Iwo was a very skilled diplomat and he enjoyed a good relationship with the Ibibio king, Afachima Achi. They both respected their friendship and enjoying peace until Iwoo died and his son Aja who was young and full of youthful exuberance succeeded his father. Being a young man, Aja was not as tolerant and wise as his late father in his dealings with the older Ibibio king and he did not hide it. Nkporo people are war-like in nature and this also did not allow the young Aja to sustain the cordial relationship that existed between them and the Ibibios in his late father's years.

The people of Nkporo always found themselves at loggerheads with the Ibibio warriors under the leadership of Afachima Achi and they strongly believe where they were was not their promise land. All these factors made it imminent for them to move from Ama Mpoto to Okpukpu Iyi Aro. They lived here for a very long time before moving to Ugwu Iyi Ekirika which is around the present Nde Okpo Ihechiowa, where it is believed that a group that still calls itself Nkporo was left behind.

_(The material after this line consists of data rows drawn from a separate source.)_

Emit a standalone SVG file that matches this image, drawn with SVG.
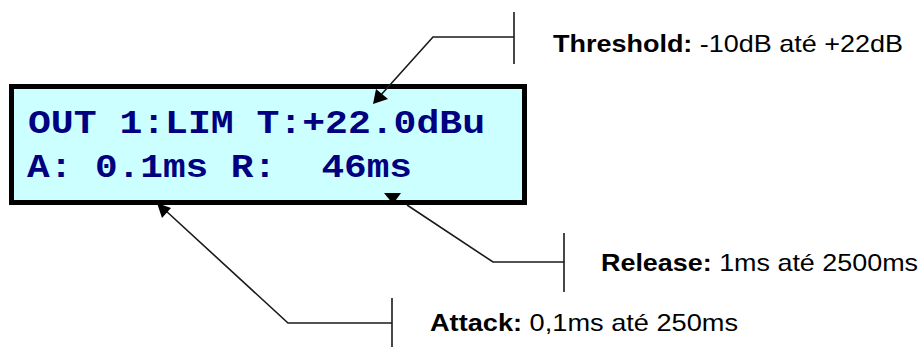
<svg xmlns="http://www.w3.org/2000/svg" width="923" height="347" viewBox="0 0 923 347">
<style>
.lcd{fill:#000080;font-family:"Liberation Mono","Courier New",monospace;font-weight:bold;font-size:34px}
.lbl{fill:#000;font-family:"Liberation Sans",Arial,sans-serif;font-size:24px}
.b{font-weight:bold}
.ln{fill:none;stroke:#1a1a1a;stroke-width:1.6}
.ah{fill:#000}
</style>
<rect width="923" height="347" fill="#fff"/>
<g id="display">
<rect x="11.5" y="86.5" width="513" height="116" fill="#ccffff" stroke="#000" stroke-width="5"/>
<text class="lcd" x="28" y="133" textLength="457" lengthAdjust="spacingAndGlyphs" xml:space="preserve">OUT 1:LIM T:+22.0dBu</text>
<text class="lcd" x="27" y="177" textLength="385" lengthAdjust="spacingAndGlyphs" xml:space="preserve">A: 0.1ms R:  46ms</text>
</g>
<g id="connectors">
<polyline class="ln" points="514,12 514,64"/>
<polyline class="ln" points="514,37 433,37 380,96"/>
<polygon class="ah" points="373,104 376,89 388,99"/>
<polyline class="ln" points="564,233 564,292"/>
<polyline class="ln" points="564,262 493,262 407,205"/>
<polygon class="ah" points="384,193 401,193 393,204"/>
<polyline class="ln" points="392,298 392,347"/>
<polyline class="ln" points="392,323 288,323 165,210"/>
<polygon class="ah" points="157,203 171,208 162,218"/>
</g>
<g id="threshold">
<text class="lbl" x="553" y="52" textLength="350" lengthAdjust="spacingAndGlyphs"><tspan class="b">Threshold:</tspan> -10dB até +22dB</text>
</g>
<g id="release">
<text class="lbl" x="601" y="271" textLength="317" lengthAdjust="spacingAndGlyphs"><tspan class="b">Release:</tspan> 1ms até 2500ms</text>
</g>
<g id="attack">
<text class="lbl" x="430" y="331" textLength="308" lengthAdjust="spacingAndGlyphs"><tspan class="b">Attack:</tspan> 0,1ms até 250ms</text>
</g>
</svg>
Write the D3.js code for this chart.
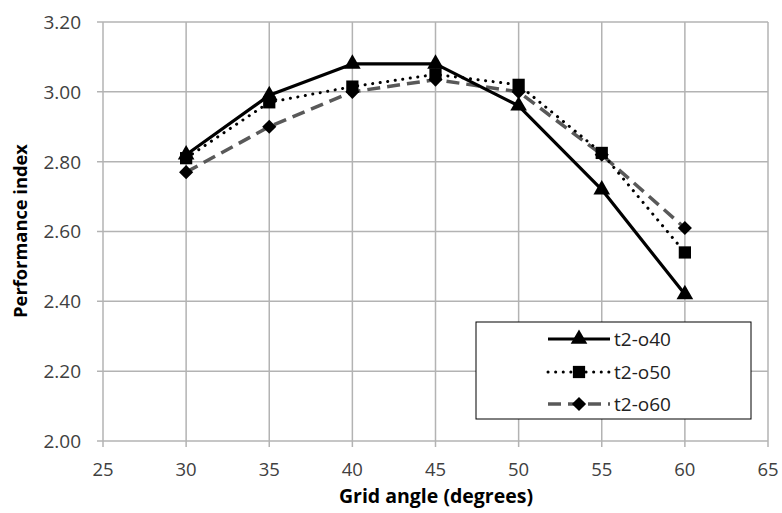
<!DOCTYPE html>
<html><head><meta charset="utf-8">
<script src="https://cdn.jsdelivr.net/npm/d3@7"></script>
<style>body{margin:0;background:#fff}svg{display:block}</style>
</head><body>
<script>
const angles = [30, 35, 40, 45, 50, 55, 60];
const o40 = [2.82, 2.99, 3.08, 3.08, 2.96, 2.72, 2.42];
const o50 = [2.81, 2.97, 3.015, 3.05, 3.02, 2.825, 2.54];
const o60 = [2.77, 2.90, 3.00, 3.035, 3.00, 2.82, 2.61];
const seriesNames = ["t2-o40", "t2-o50", "t2-o60"];
const xTicks = [25, 30, 35, 40, 45, 50, 55, 60, 65];
const yTicks = [2.0, 2.2, 2.4, 2.6, 2.8, 3.0, 3.2];

const W = 782, H = 513;
const m = {l: 103, r: 14, t: 22, b: 72};
const svg = d3.select("body").append("svg").attr("width", W).attr("height", H);
const x = d3.scaleLinear().domain([25, 65]).range([m.l, W - m.r]);
const y = d3.scaleLinear().domain([2.0, 3.2]).range([H - m.b, m.t]);
const font = "'Open Sans', sans-serif";
const gridC = "#b3b3b3";

const symDiamondSq = {draw(ctx, size) {
  const r = Math.sqrt(size / 2);
  ctx.moveTo(0, -r); ctx.lineTo(r, 0); ctx.lineTo(0, r); ctx.lineTo(-r, 0); ctx.closePath();
}};

// grid
svg.append("g").selectAll("line").data(yTicks).join("line")
  .attr("x1", x(25) - 6).attr("x2", x(65)).attr("y1", d => y(d)).attr("y2", d => y(d))
  .attr("stroke", gridC).attr("stroke-width", 1.5);
svg.append("g").selectAll("line").data(xTicks).join("line")
  .attr("x1", d => x(d)).attr("x2", d => x(d)).attr("y1", y(3.2)).attr("y2", y(2.0) + 6)
  .attr("stroke", gridC).attr("stroke-width", 1.5);

// tick labels
svg.append("g").selectAll("text").data(yTicks).join("text")
  .attr("x", x(25) - 22).attr("y", d => y(d)).attr("dy", "0.36em")
  .attr("text-anchor", "end").attr("font-family", font).attr("font-size", 19).attr("fill", "#404040")
  .text(d => d.toFixed(2));
svg.append("g").selectAll("text").data(xTicks).join("text")
  .attr("x", d => x(d)).attr("y", y(2.0) + 35)
  .attr("text-anchor", "middle").attr("font-family", font).attr("font-size", 18.5).attr("fill", "#404040")
  .text(d => d);

// axis titles
svg.append("text").attr("x", 436).attr("y", 503)
  .attr("text-anchor", "middle").attr("font-family", font).attr("font-size", 19.5).attr("font-weight", "bold")
  .text("Grid angle (degrees)");
svg.append("text").attr("transform", `translate(27,231) rotate(-90)`)
  .attr("text-anchor", "middle").attr("font-family", font).attr("font-size", 18.3).attr("font-weight", "bold")
  .text("Performance index");

const styles = [
  {vals: o40, stroke: "#000", width: 3.2, dash: null, cap: "butt", sym: d3.symbolTriangle, size: 120},
  {vals: o50, stroke: "#000", width: 3, dash: "0.1,7.5", cap: "round", sym: d3.symbolSquare, size: 150},
  {vals: o60, stroke: "#595959", width: 3.5, dash: "13,7", cap: "butt", sym: symDiamondSq, size: 100}
];
const line = d3.line().x((d, i) => x(angles[i])).y(d => y(d));

[2, 1, 0].forEach(k => {
  const s = styles[k];
  svg.append("path").datum(s.vals).attr("d", line).attr("fill", "none")
    .attr("stroke", s.stroke).attr("stroke-width", s.width)
    .attr("stroke-dasharray", s.dash).attr("stroke-linecap", s.cap).attr("stroke-linejoin", "round");
});
[2, 1, 0].forEach(k => {
  const s = styles[k];
  svg.append("g").selectAll("path").data(s.vals).join("path")
    .attr("transform", (d, i) => `translate(${x(angles[i])},${y(d)})`)
    .attr("d", d3.symbol().type(s.sym).size(s.size)).attr("fill", "#000");
});

// legend
const lg = svg.append("g");
lg.append("rect").attr("x", 476).attr("y", 322).attr("width", 275).attr("height", 97)
  .attr("fill", "#fff").attr("stroke", "#000").attr("stroke-width", 1);
const ly = [339, 372, 404];
styles.forEach((s, k) => {
  lg.append("line").attr("x1", 548).attr("x2", 610).attr("y1", ly[k]).attr("y2", ly[k])
    .attr("stroke", s.stroke).attr("stroke-width", s.width)
    .attr("stroke-dasharray", s.dash).attr("stroke-linecap", s.cap);
  lg.append("path").attr("transform", `translate(579,${ly[k]})`)
    .attr("d", d3.symbol().type(s.sym).size(s.size)).attr("fill", "#000");
  lg.append("text").attr("x", 614).attr("y", ly[k]).attr("dy", "0.36em")
    .attr("font-family", font).attr("font-size", 19).attr("fill", "#222").text(seriesNames[k]);
});
</script>
</body></html>
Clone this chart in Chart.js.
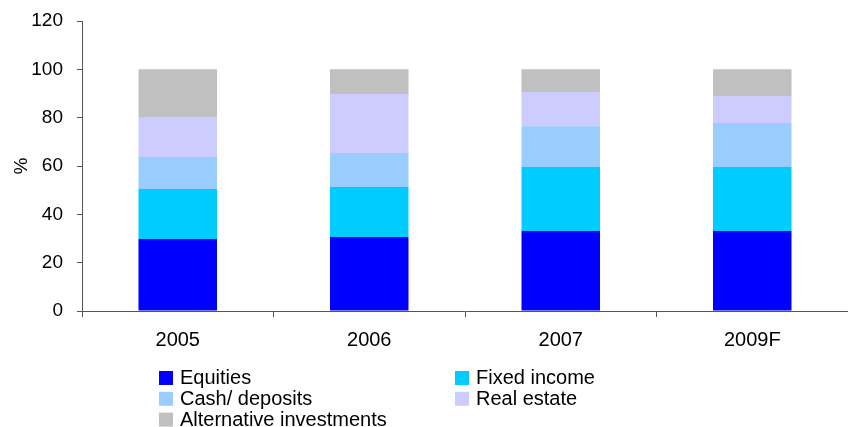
<!DOCTYPE html>
<html>
<head>
<meta charset="utf-8">
<title>Asset allocation</title>
<script src="https://cdn.jsdelivr.net/npm/chart.js@4/dist/chart.umd.min.js"></script>
<style>
  html, body { margin: 0; padding: 0; background: #fff; }
  #wrap { width: 848px; height: 427px; }
</style>
</head>
<body>
<div id="wrap"><canvas id="alloc" width="848" height="427"></canvas></div>
<script>
// asset mix by year, % of total (stacked bottom to top)
const years = ['2005', '2006', '2007', '2009F'];
const equities     = [29.8, 30.6, 33.1, 33.1];
const fixedIncome  = [20.7, 20.7, 26.5, 26.5];
const cashDeposits = [13.2, 14.1, 16.9, 18.2];
const realEstate   = [16.3, 24.4, 14.1, 11.2];
const altInvest    = [20.0, 10.2,  9.4, 11.0];

const seriesNames  = ['Equities', 'Fixed income', 'Cash/ deposits', 'Real estate', 'Alternative investments'];
const seriesColors = ['#0000ff', '#00ccff', '#99ccff', '#ccccff', '#c0c0c0'];
const yTicks = [0, 20, 40, 60, 80, 100, 120];

const FONT = '"Liberation Sans", Arial, Helvetica, sans-serif';
const AXIS = '#555555';

// two-column legend under the plot
const legendCols = [159, 455];
const legendTop = 378;
const legendRowH = 20.8;

const gridLegend = {
  id: 'gridLegend',
  afterDraw(chart) {
    const ctx = chart.ctx;
    ctx.save();
    ctx.font = '20px ' + FONT;
    ctx.textBaseline = 'alphabetic';
    chart.data.datasets.forEach((ds, i) => {
      const x = legendCols[i % 2];
      const y = legendTop + Math.floor(i / 2) * legendRowH;
      ctx.fillStyle = ds.backgroundColor;
      ctx.fillRect(x, y - 7, 14, 14);
      ctx.fillStyle = '#000';
      ctx.fillText(ds.label, x + 21, y + 6.3);
    });
    ctx.restore();
  }
};

const values = [equities, fixedIncome, cashDeposits, realEstate, altInvest];

new Chart(document.getElementById('alloc'), {
  type: 'bar',
  data: {
    labels: years,
    datasets: values.map((v, i) => ({
      label: seriesNames[i],
      data: v,
      backgroundColor: seriesColors[i],
      borderWidth: 0,
      barPercentage: 0.41,
      categoryPercentage: 1
    }))
  },
  options: {
    responsive: false,
    animation: false,
    layout: { padding: { top: 21, left: 0, right: 0, bottom: 0 } },
    plugins: { legend: { display: false }, tooltip: { enabled: false } },
    scales: {
      x: {
        stacked: true,
        grid: { offset: true, drawOnChartArea: false, drawTicks: true, tickLength: 6, color: AXIS },
        border: { display: true, color: AXIS, width: 1 },
        ticks: { color: '#000', font: { family: FONT, size: 20 }, padding: 11 },
        afterFit(scale) { scale.height = 116; }
      },
      y: {
        stacked: true,
        min: 0,
        max: 120,
        afterBuildTicks(scale) { scale.ticks = yTicks.map(v => ({ value: v })); },
        grid: { drawOnChartArea: false, drawTicks: true, tickLength: 5, color: AXIS },
        border: { display: true, color: AXIS, width: 1 },
        ticks: { color: '#000', font: { family: FONT, size: 19 }, padding: 14 },
        title: { display: true, text: '%', color: '#000', font: { family: FONT, size: 19 }, padding: { top: 10, bottom: 0 } },
        afterFit(scale) {
          scale.width = 82;
          // plot top is set by layout padding alone
          scale.paddingTop = 0;
          scale.paddingBottom = 0;
        }
      }
    }
  },
  plugins: [gridLegend]
});
</script>
</body>
</html>
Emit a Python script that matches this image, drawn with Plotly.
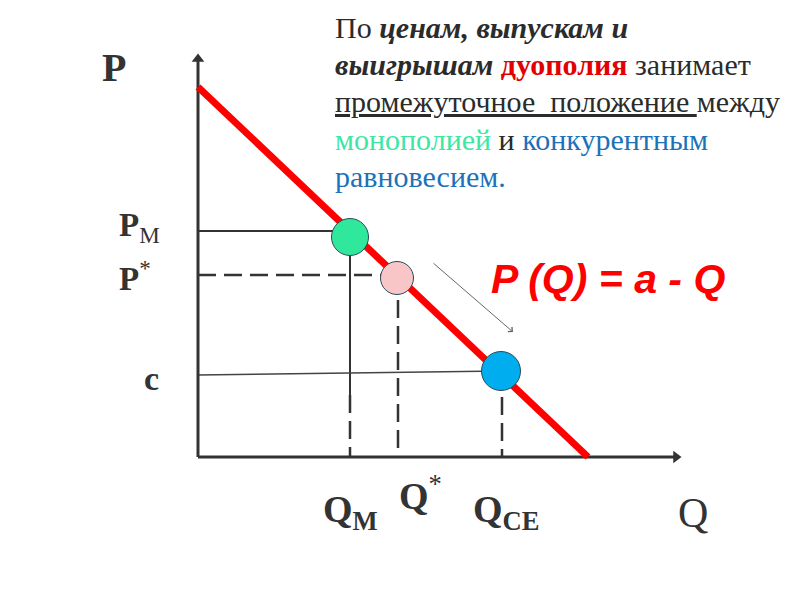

From there they continued to Ugwu Isiagha located between Ihechiowa and the present Nde Uduma Awoke village from were they moved out again and established a place called Udara Ebuo.

At this time the Aja who led the people out from Ama Mpoto was no longer alive but due to how famous he became as a no-nonsense war-like leader who dealt with the Ibibio people and their king, he had already earned the name "Nkporo" for his people, "Nkporo" is an Ibibio language which means "Buffalo", the Ibibios referred to king Aja (Eze-Aja) and his people as Nkporo due to how they battle and destroy their enemies without mercy.

Before his death, King Aja was very popular especially in Okpukpu-Iyi Aro when Afachima Achi sent a message to the king of Arochukwu advising him to always make sure he is at peace with king Aja whom he described as "Nkporo" ( Buffalo ) that is war-like and ever ready to fight, and that is the reason behind the cordial relationship and friendship between the people of Arochukwu and the people of Nkporo till date. In Okpukpu-Iyi Aro, Aja was being referred to as Eze-Aja while his people were being referred to as the Nkporo people, over time these names became adopted and till date anyone who ascends the throne of the Nkporo ancient kingdom is being referred to as the Eze-Aja of Nkporo.

==Geography==
Nkporo is one of the three clans that make up the Ohafia Local Government Area of Abia state Nigeria, the other two being Abiriba clan and Ohafia clan. Nkporo is bounded on the South by Abiriba, on the west by Item on the North by Akaeze and Oso-Edda, on the East by Edda, and on the South East by Ohafia.

Nkporo is grouped into three geopolitical zones namely: Ndi Elu, Ndi Etiti and Ndi Agbo.

"Ndi Elu" is made up of two communities (Etitiama and Amurie), "Ndi Etiti" is made up of three communities (Elughu, Obofia and Ndi-Nko) while "Ndi Agbo" is made up of three communities (Agbaja, Okwoko and Ukwa).

Nkporo is made up of eight original communities or villages. Names of Nkporo communities listed in alphabetical other:

(1) Agbaja

(2) Amurie

(3) Elughu

(4) Etitiama

(5) Ndi-Nko

(6) Obofia

(7) Okwoko

(8) Ukwa

==Notable people==
- Arua Arunsi, First speaker Abia State house of Assembly (1992 - 1993). Former member federal house of representatives, representing Arochukwu/Ohafia federal constituency.
- Obasi Igwe, Professor of Political Science and author of the notable book, Politics and Globe Dictionary. He also authored Nkporo: The History of an Igbo City-State from Antiquity to the Present (2007).
- Ude Oko Chukwu, former deputy Governor Abia State (2015 - 2023), former speaker 5th Abia state house of Assembly.
- K. O. K. Onyioha, Religious leader and founder of Godianism, (Author: African Godianism A Revolutionary Religion For Mankind Through Direct Communication With God).

- Nons Miraj, Nollywood Actress, Skit Maker/Content Creator and social media influencer.